Showing posts with label outage. Show all posts
Showing posts with label outage. Show all posts

Wednesday, September 29, 2010

82% of Enterprise Outages Caused by Power, Hardware or Telecom Service Failure

Loss of electrical power, hardware failure or loss of telecom service accounted for about 82 percent of the outages experienced by some 200 medium and large businesses over roughly the last year, CDW has found.

While 82 percent of the 200 businesses completing the survey felt confident that their IT resources could sustain disruptions and support operations effectively, 97 percent admitted network disruptions had detrimental effects on their businesses in the last year.

Also, about 1800 smaller businesses reported network disruption of four hours or more within the last year. CDW estimates that such network outages cost U.S. businesses $1.7 billion in lost profits last year.

"The survey confirms that while many businesses believe they are prepared for an unplanned network disruption, many are not – and yet the three most common causes of IT outages are addressable," said Norm Lillis, CDW vice president, system solutions. Power loss ranked as the top cause of business disruptions over the past year, with one third of businesses reporting it prompted their most recent disruption. Hardware failures caused 29 percent of network outages, followed by a loss of telecom services to facilities (21 percent). "

The survey also revealed that businesses need to take advanced preparation more seriously and support employees more effectively with network accessibility.

While 53 percent of respondents said employees are instructed or given the option to work from home when a foreseeable network disruption approaches (a weather event, for example), only a third of businesses activate standby communications and network systems to support increased remote access when warned of such an event.

In fact, while respondents reported that, on average, 44 percent of the workforce normally has telework options, they said that only 39 percent of employees could telework during their most recent network outage.

link to full study

Sunday, November 1, 2009

The Way to Deal with an Outage

Communications network outages occur more often than most users realize. When they do, the only way to respond, beyond restoration as rapidly as possible, is apologize. Quite often, perhaps most of the time, it also helps to explain what happened.

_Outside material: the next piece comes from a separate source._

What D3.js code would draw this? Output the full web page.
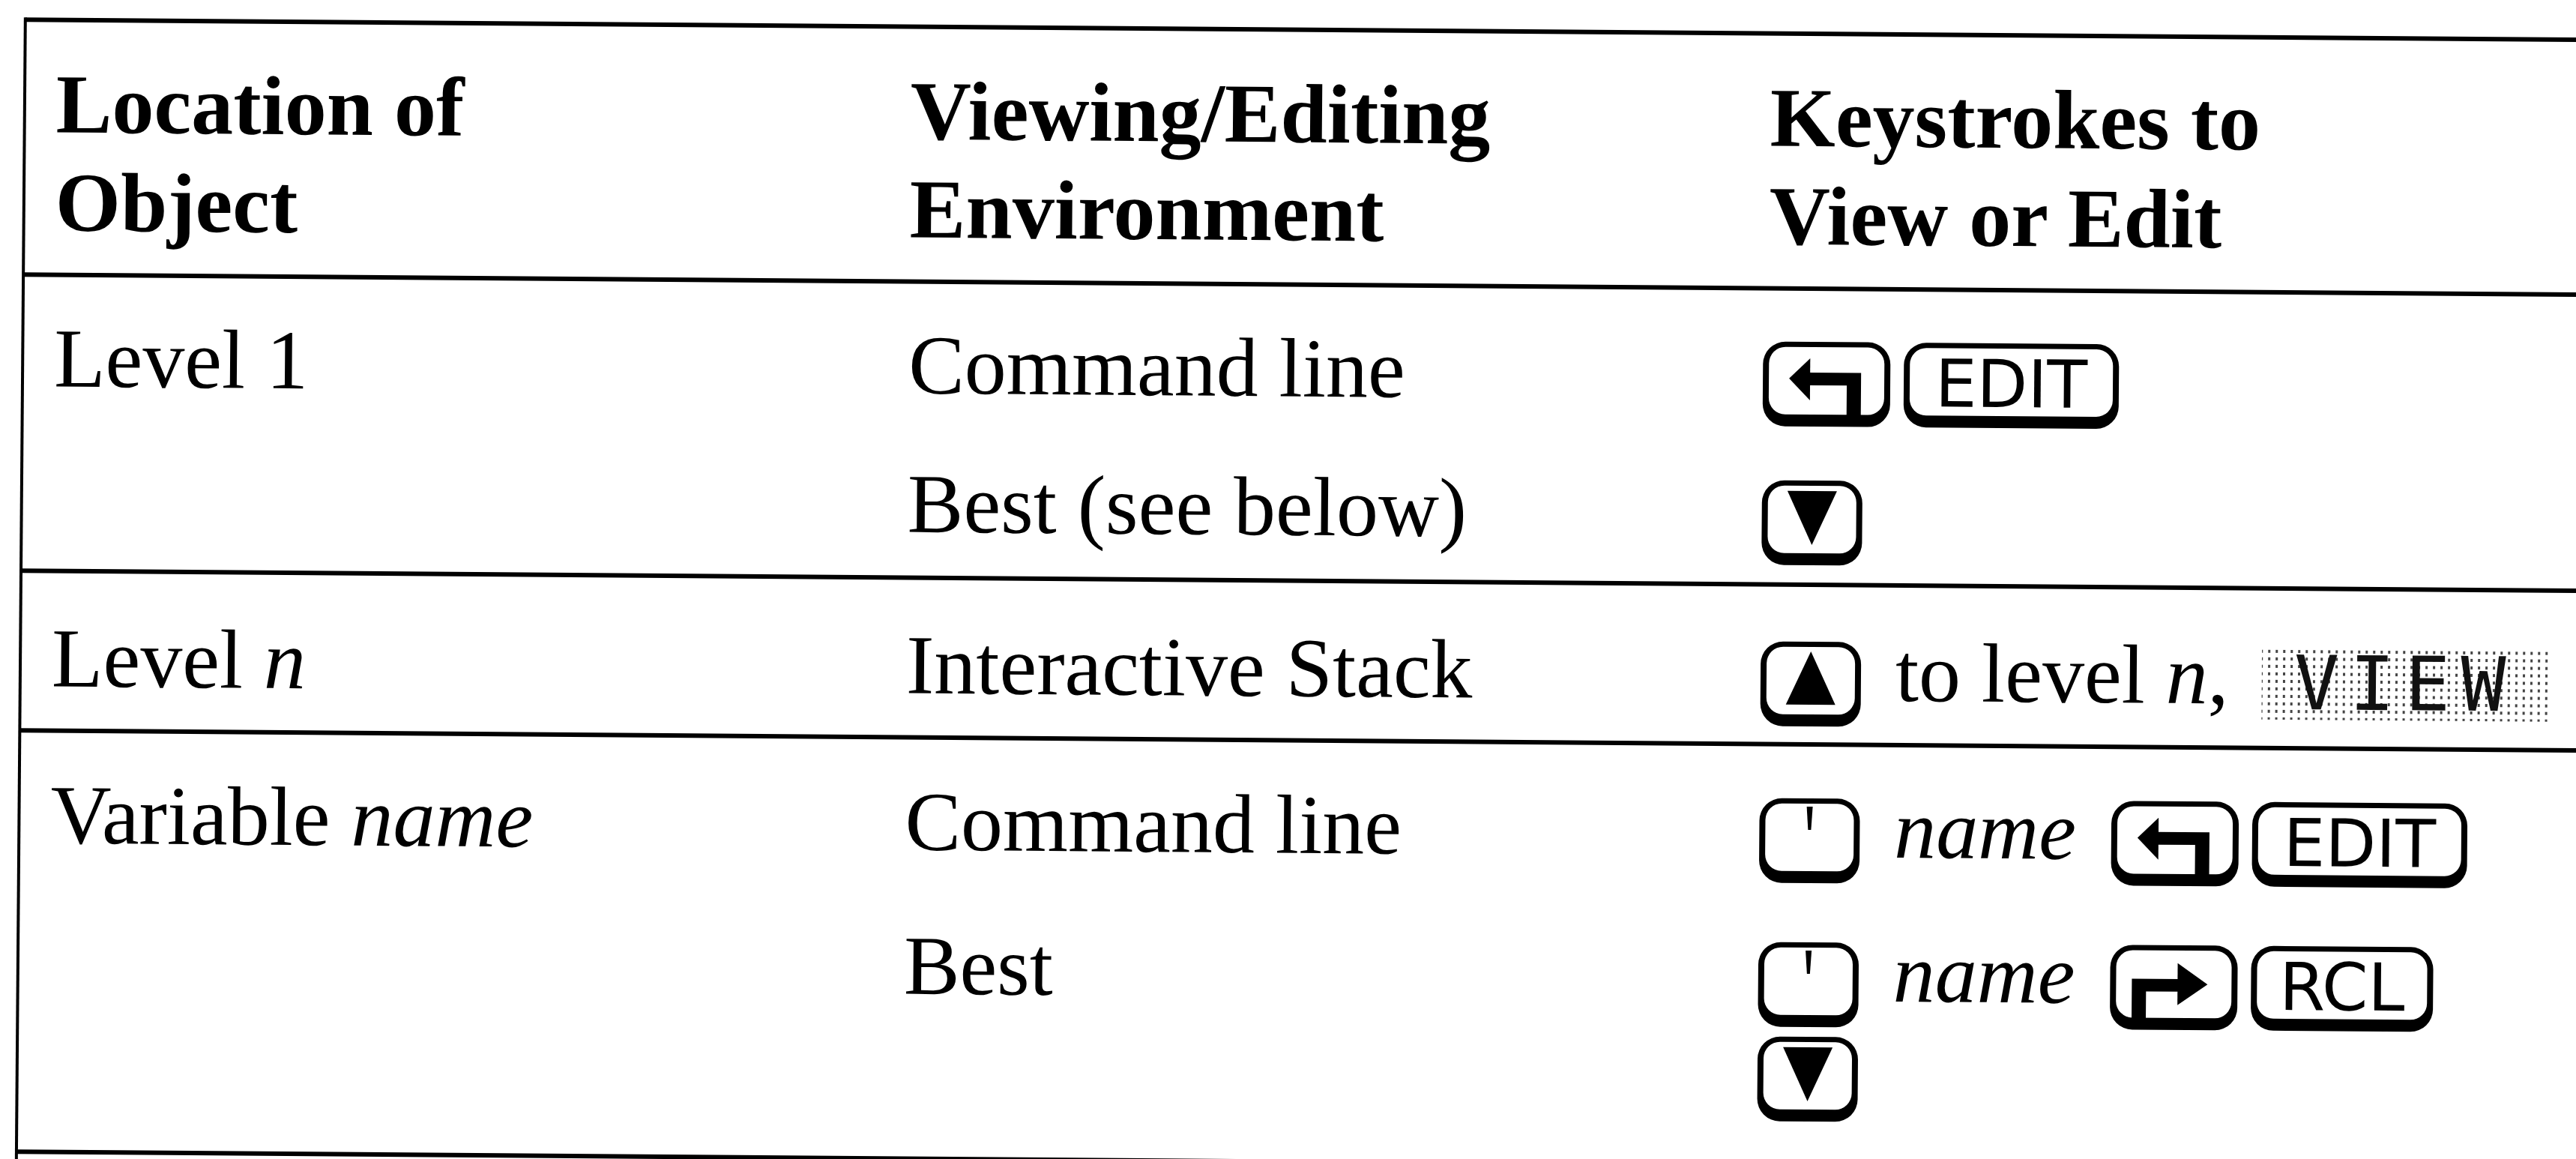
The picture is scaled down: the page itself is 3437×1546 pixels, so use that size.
<!DOCTYPE html>
<html><head><meta charset="utf-8">
<script src="https://cdn.jsdelivr.net/npm/d3@7"></script>
<style>
html,body{margin:0;padding:0;background:#fff;overflow:hidden}
text{white-space:pre}
</style></head><body>
<svg id="chart" width="3437" height="1546" xmlns="http://www.w3.org/2000/svg"></svg>
<script>
// ---- table content ----
const columns = ["location", "environment", "keystrokes"];
const headerLines = [
  ["Location of", "Object"],
  ["Viewing/Editing", "Environment"],
  ["Keystrokes to", "View or Edit"]
];
// [text, italic?]
const locationCells = [
  [["Level 1", 0]],
  [["Level ", 0], ["n", 1]],
  [["Variable ", 0], ["name", 1]]
];
const environmentCells = [
  ["Command line", "Best (see below)"],
  ["Interactive Stack"],
  ["Command line", "Best"]
];
// tokens: key symbols, labelled keys, "*x" italic text, "[X]" menu label, others roman text
const keystrokeCells = [
  [["shiftL", "EDIT"], ["down"]],
  [["up", "to level ", "*n", ",", "[VIEW]"]],
  [["tick", "*name", "shiftL", "EDIT"], ["tick", "*name", "shiftR", "RCL"], ["down"]]
];
const rules = ["top", "header", "row1", "row2", "bottom"];

// ---- layout ----
const W = 3437, H = 1546;
const svg = d3.select("#chart");
svg.append("rect").attr("width", W).attr("height", H).attr("fill", "#fff");
const defs = svg.append("defs");
const pat = defs.append("pattern").attr("id", "dots").attr("width", 10).attr("height", 10)
  .attr("patternUnits", "userSpaceOnUse");
pat.append("rect").attr("width", 10).attr("height", 10).attr("fill", "#fff");
pat.append("rect").attr("x", 3).attr("y", 3).attr("width", 3).attr("height", 4).attr("fill", "#444");

const g = svg.append("g").attr("transform", "rotate(0.45)");

const colX = d3.scaleOrdinal().domain(columns).range([76, 1216, 2356]);
const ruleY = d3.scaleOrdinal().domain(rules).range([26, 366, 761, 974, 1536]);
const headY = d3.scaleOrdinal().domain([0, 1]).range([176, 307]);
const rowBase = [[515, 700], [915], [1124, 1316, 1442]];
const baseY = d3.scaleOrdinal()
  .domain(rowBase.flatMap((r, i) => r.map((_, j) => i + "-" + j)))
  .range(rowBase.flat());

const SERIF = "'Liberation Serif', 'Times New Roman', serif";
const FS = 112;

// rules
g.selectAll("line.rule").data(rules).join("line").attr("class", "rule")
  .attr("x1", 34).attr("x2", W + 80)
  .attr("y1", d => ruleY(d)).attr("y2", d => ruleY(d))
  .attr("stroke", "#000").attr("stroke-width", 6);
g.append("line").attr("x1", 34).attr("x2", 34)
  .attr("y1", ruleY("top") - 3).attr("y2", H + 40)
  .attr("stroke", "#000").attr("stroke-width", 4);

// header
headerLines.forEach((lines, ci) => {
  g.selectAll(null).data(lines).join("text")
    .attr("x", colX(columns[ci]) + (ci === 2 ? 7 : 0))
    .attr("y", (d, li) => headY(li))
    .attr("font-family", SERIF).attr("font-weight", "bold").attr("font-size", FS)
    .attr("fill", "#000").text(d => d);
});

// location column
locationCells.forEach((segs, ri) => {
  const t = g.append("text").attr("x", colX("location")).attr("y", baseY(ri + "-0"))
    .attr("font-family", SERIF).attr("font-size", FS).attr("fill", "#000");
  t.selectAll("tspan").data(segs).join("tspan")
    .attr("font-style", d => d[1] ? "italic" : "normal").text(d => d[0]);
});

// environment column
environmentCells.forEach((lines, ri) => {
  g.selectAll(null).data(lines).join("text")
    .attr("x", colX("environment"))
    .attr("y", (d, li) => baseY(ri + "-" + li))
    .attr("font-family", SERIF).attr("font-size", FS).attr("fill", "#000").text(d => d);
});

// keys
const KEY_H = 113, KEY_UP = 78;
const keyW = { shiftL: 170, shiftR: 170, up: 134, down: 134, tick: 134, EDIT: 287, RCL: 243 };
function keyBody(sel, x, top, w) {
  sel.append("rect").attr("x", x).attr("y", top).attr("width", w).attr("height", KEY_H)
    .attr("rx", 30).attr("fill", "#000");
  sel.append("rect").attr("x", x + 8).attr("y", top + 7).attr("width", w - 16)
    .attr("height", KEY_H - 7 - 16).attr("rx", 22).attr("fill", "#fff");
}
function drawKey(sel, type, x, base) {
  const top = base - KEY_UP, w = keyW[type];
  const k = sel.append("g");
  keyBody(k, x, top, w);
  const P = (pts) => "M" + pts.map(p => (x + p[0]) + "," + (top + p[1])).join("L") + "Z";
  if (type === "down") k.append("path").attr("d", P([[34, 14], [100, 14], [67, 86]])).attr("fill", "#000");
  else if (type === "up") k.append("path").attr("d", P([[34, 84], [100, 84], [67, 13]])).attr("fill", "#000");
  else if (type === "tick") k.append("path").attr("d", P([[63, 11], [71, 11], [69, 42], [65, 42]])).attr("fill", "#000");
  else if (type === "shiftL") {
    k.append("path").attr("d", P([[35, 49], [63, 22], [63, 78]])).attr("fill", "#000");
    k.append("path").attr("d", P([[60, 41], [131, 41], [131, 100], [112, 100], [112, 58], [60, 58]])).attr("fill", "#000");
  } else if (type === "shiftR") {
    k.append("path").attr("d", P([[130, 52], [90, 24], [90, 80]])).attr("fill", "#000");
    k.append("path").attr("d", P([[29, 100], [29, 45], [92, 45], [92, 62], [48, 62], [48, 100]])).attr("fill", "#000");
  } else {
    k.append("text").attr("x", x + w / 2).attr("y", top + 85).attr("text-anchor", "middle")
      .attr("font-family", "'DejaVu Sans', sans-serif").attr("font-size", 88).attr("fill", "#000")
      .text(type);
  }
  return w;
}
function drawMenu(sel, label, x, base) {
  const top = base - 77, w = 384, h = 98;
  sel.append("rect").attr("x", x).attr("y", top).attr("width", w).attr("height", h).attr("fill", "url(#dots)");
  sel.append("text").attr("x", x + 43).attr("y", top + 84)
    .attr("font-family", "'DejaVu Sans Mono', monospace")
    .attr("font-size", 100).attr("letter-spacing", 14).attr("fill", "#111").text(label);
  return w;
}

const kindOf = tok => keyW[tok] ? "key" : (tok[0] === "[" ? "menu" : "text");
keystrokeCells.forEach((lines, ri) => {
  lines.forEach((tokens, li) => {
    const base = baseY(ri + "-" + li);
    let x = colX("keystrokes");
    let prev = null;
    let i = 0;
    while (i < tokens.length) {
      const kind = kindOf(tokens[i]);
      if (prev) {
        if (prev === "key" && kind === "key") x += 18;
        else if (prev === "key" && kind === "text") x += 46;
        else if (prev === "text" && kind === "key") x += 47;
        else if (prev === "text" && kind === "menu") x += 44;
      }
      if (kind === "key") { x += drawKey(g, tokens[i], x, base); i++; }
      else if (kind === "menu") { x += drawMenu(g, tokens[i].slice(1, -1), x, base); i++; }
      else {
        const segs = [];
        while (i < tokens.length && kindOf(tokens[i]) === "text") { segs.push(tokens[i]); i++; }
        const t = g.append("text").attr("x", x).attr("y", base)
          .attr("font-family", SERIF).attr("font-size", FS).attr("fill", "#000");
        t.selectAll("tspan").data(segs).join("tspan")
          .attr("font-style", d => d[0] === "*" ? "italic" : "normal")
          .text(d => d[0] === "*" ? d.slice(1) : d);
        x += t.node().getComputedTextLength();
      }
      prev = kind;
    }
  });
});
</script>
</body></html>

Junction Networks, for example, had an unexpected outage Oct. 26, 2009 for about an hour and a half, and the company's apology and explanation is a good example of what to do when the inevitable outage does occur. First, apologize.

"We do sincerely apologize for this service interruption. We know that you have many choices for your phone service, and we deeply appreciate your patience and understanding during yesterday's interruption of service. Below are the full details of the service issue."

Then remind users where they can get information if an outage ever occurs again.

"One of the first things we do when a service issue occurs is update our Network Alert Blog and Twitter page with as much information as we have at that time. We then post comments to that original post as we learn more. Our Network Alert blog is here: http://www.junctionnetworks.com/blog/category/network-alerts"

"Our Twitter account is: http://www.twitter.com/onsip."

Junction Networks then provides a detailed description of its normal maintenance activities, which can cause "planned outages" with an intentional shift to backup systems.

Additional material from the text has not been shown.